Dass Attentate gegen prominente Persönlichkeiten eine reale Gefahr waren, führt der Tod von Hugo Bettauer vor Augen. Bekannt geworden war der umstrittene Bestsellerautor durch seine sozialkritischen Fortsetzungsromane. Den Roman Der Kampf um Wien hatte Bettauer in der Tageszeitung Der Tag herausgebracht, die von Sigmund Bosel finanziert wurde. Der wahre Aufreger war aber Bettauers Erotik-Zeitschrift Er und Sie, mit der sich dieser für eine progressive Sexualmoral starkmachte. Obwohl man Bettauer in einem Pornografie-Prozess freisprach, wurde er von rechtsgerichteten Gegnern und Antisemiten als „Jugendverderber“ und „perverses Kloaken-Tier“ verteufelt. Nazi-Propagandaschriften riefen zu „radikaler Selbsthilfe und Lynchjustiz gegen den Volksschänder“ auf. Bettauer bekam Morddrohungen, Polizeischutz lehnte er jedoch ab.23

Der Anschlag passierte schließlich am 10. März 1925 in Bettauers Büro. Der junge NSDAP-Anhänger Otto Rothstock streckte den Autor mit fünf Revolverschüssen nieder. Zwei Wochen später starb Bettauer an seinen Verletzungen. Die Ermordung des Schriftstellers, der ein Aushängeschild seiner Zeitung war, dürfte Bosel darin bestärkt haben, dass Leibwächter ihre Berechtigung hatten. Auch der Verleger Imre Békessy, mit dem Bosel geschäftlich zu tun hatte, bekam Polizeischutz, nachdem man in den Räumlichkeiten der Nazi-Jugendorganisation eine „Todesliste“ gefunden hatte.
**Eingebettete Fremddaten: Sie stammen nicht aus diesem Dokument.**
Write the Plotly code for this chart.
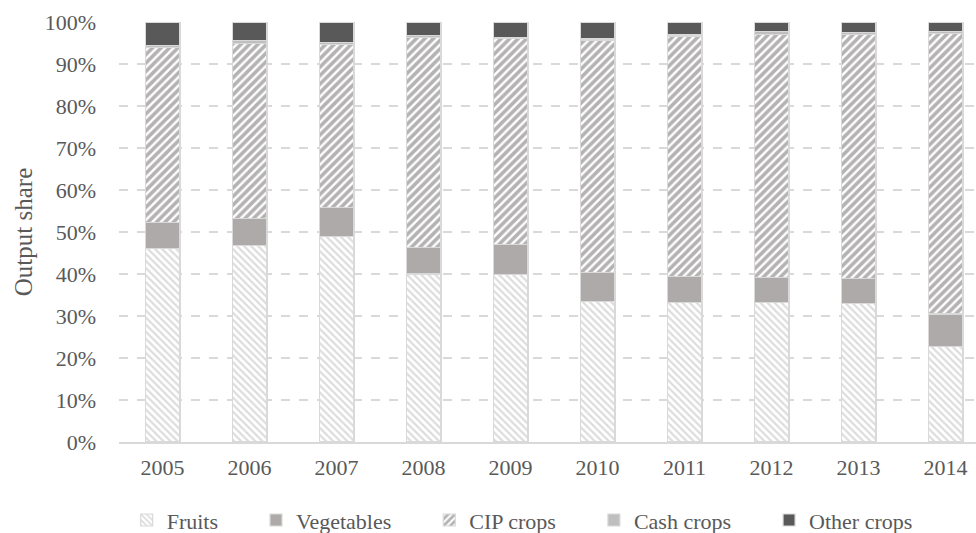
import plotly.graph_objects as go

years = ["2005", "2006", "2007", "2008", "2009", "2010", "2011", "2012", "2013", "2014"]

# Output shares by crop group (%), stacked bottom to top
fruits = [46.0, 46.7, 48.9, 40.0, 39.8, 33.4, 33.2, 33.3, 33.0, 22.7]
vegetables = [6.3, 6.6, 6.9, 6.3, 7.3, 6.9, 6.2, 5.9, 6.0, 7.8]
cip_crops = [41.7, 41.5, 38.8, 50.0, 48.9, 55.4, 57.1, 57.9, 58.1, 66.7]
cash_crops = [0.5, 0.8, 0.6, 0.4, 0.4, 0.4, 0.4, 0.6, 0.4, 0.5]
other_crops = [5.5, 4.4, 4.8, 3.3, 3.6, 3.9, 3.1, 2.3, 2.5, 2.3]

FONT = "Liberation Serif"
TEXT = "#595959"
EDGE = dict(color="#d9d9d9", width=1.2)
PAD = "\u00a0" * 6  # extra spacing after each legend label

fig = go.Figure()
fig.add_bar(
    name="Fruits" + PAD, x=years, y=fruits,
    marker=dict(color="white", line=EDGE,
                pattern=dict(shape="\\", fgcolor="#bababa", bgcolor="white",
                             size=5, solidity=0.45)),
)
fig.add_bar(
    name="Vegetables" + PAD, x=years, y=vegetables,
    marker=dict(color="#aeaaaa", line=EDGE),
)
fig.add_bar(
    name="CIP crops" + PAD, x=years, y=cip_crops,
    marker=dict(color="white", line=EDGE,
                pattern=dict(shape="/", fgcolor="#6a6666", bgcolor="white",
                             size=6, solidity=0.6)),
)
fig.add_bar(
    name="Cash crops" + PAD, x=years, y=cash_crops,
    marker=dict(color="#bfbfbf", line=EDGE),
)
fig.add_bar(
    name="Other crops", x=years, y=other_crops,
    marker=dict(color="#595959", line=EDGE),
)

fig.update_layout(
    width=976, height=533,
    barmode="stack", bargap=0.6,
    plot_bgcolor="white", paper_bgcolor="white",
    margin=dict(l=119, r=0, t=22, b=91, autoexpand=False),
    font=dict(family=FONT, size=22, color=TEXT),
    showlegend=True,
    legend=dict(orientation="h", x=0.535, xref="container", xanchor="center",
                y=0.024, yref="container", yanchor="middle",
                traceorder="normal", font=dict(size=22, color=TEXT),
                itemwidth=30, tracegroupgap=0),
    xaxis=dict(range=[-0.5, 9.35], showgrid=False, ticks="",
               showline=True, linecolor="#d9d9d9", linewidth=1.5,
               tickfont=dict(size=22, color=TEXT), ticklabelstandoff=5),
    yaxis=dict(range=[0, 100], tickvals=list(range(0, 101, 10)),
               ticktext=[f"{v}%" for v in range(0, 101, 10)],
               showgrid=True, gridcolor="#d9d9d9", gridwidth=1.5, griddash="dash",
               zeroline=False, ticks="", ticklabelstandoff=22,
               tickfont=dict(size=22, color=TEXT),
               title=dict(text="Output share", font=dict(size=25, color=TEXT),
                          standoff=4)),
)

fig.write_html("out.html")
Bosel hatte sich bereits Monate davor eine unauffällige Autonummer besorgt, damit sein Wagen nicht mehr wie eine Staatskarosse daherkam.24 Aus dieser Zeit stammt wohl auch das Gerücht, dass Bosel nie einen Fuß in den Garten seiner Villa gesetzt hätte. Irgendeine Erklärung musste es geben, warum der steinreiche Workaholic mit den dunklen Augen immer so blass war.